NYPD announces it will be beefing up security at the city’s synagogues and other Jewish sites for the Passover holiday.
The New York Police Department said Tuesday it would be beefing up security at the city’s synagogues and other Jewish sites for the Passover holiday, in the wake of the recent attack on a religious school in Toulouse, France.
According to The Associated Press, authorities have stressed that there have been no specific threats reported in the city for the holiday, which starts at sundown Friday.
Police Commissioner Raymond Kelly was quoted as having said there would be heightened security and the deployment of heavily armed roving counter-terrorism units.
“We’ll ensure that coverage is more than adequate in those neighborhoods, adding foot posts, visits by officers to synagogues, outreach by community affairs officers, and a heightened presence of anti-crime,” Kelly told a roomful of the city’s Jewish leaders on Tuesday.

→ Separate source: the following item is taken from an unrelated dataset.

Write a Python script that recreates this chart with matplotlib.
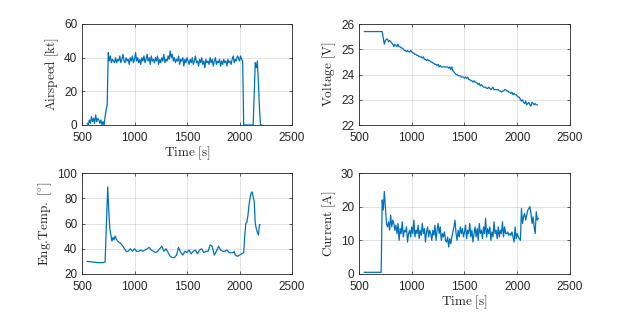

He added the security measures were not related to the investigation of an online mock movie poster which warns that the Al Qaeda terror group wants to return to New York City.
U.S. authorities are investigating the source of the poster, which warns that Al Qaeda wants to stage a repeat “performance” in New York City, where its terrorists killed nearly 3,000 people in aerial attacks on the World Trade Center on September 11, 2001.

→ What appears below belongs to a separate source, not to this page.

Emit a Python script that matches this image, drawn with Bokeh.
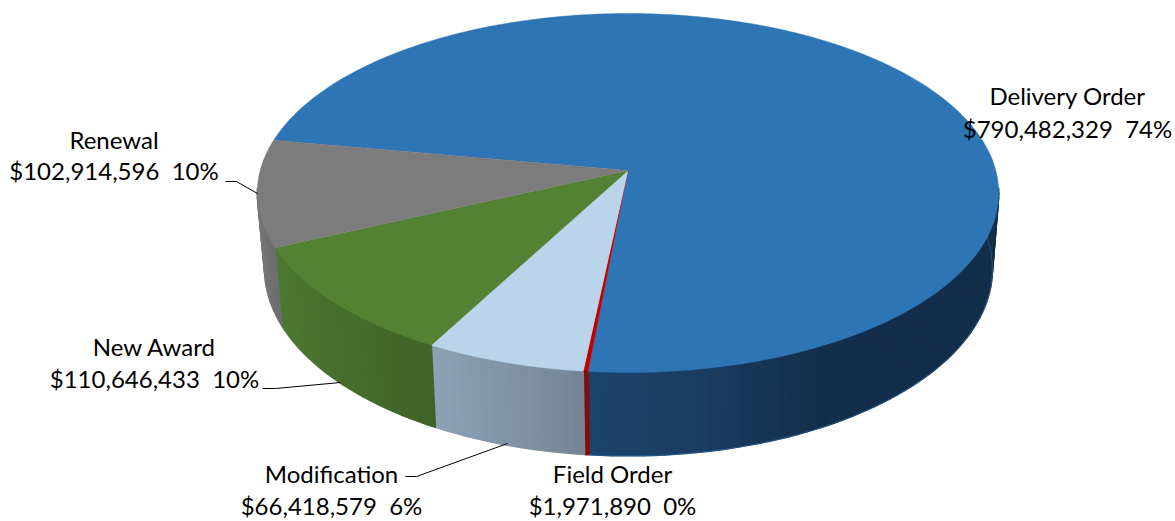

The graphic poster, apparently designed by an amateur, includes the words “Al Qaeda” and “Coming Soon Again in New York.” whose skyline at sunset is shown in the background. The poster also was seen on various Arabic language websites and extremist forums.
Kelly added that New York City faces constant threats from terror groups such as Al Qaeda and Hizbullah, as well as from so-called homegrown terrorists.
The NYPD dispatched extra patrols to more than 50 locations throughout New York last month, after Mohammed Merah killed four Jews in the Otzar Hatorah school in Toulouse.
There were no specific threats against New York then, either, but the department decided to take the measures as a precaution.
A decade after the Sept. 11 attacks, “we know that counter-terrorism is now a permanent part of our mission,” AP quoted Kelly as having said at the briefing.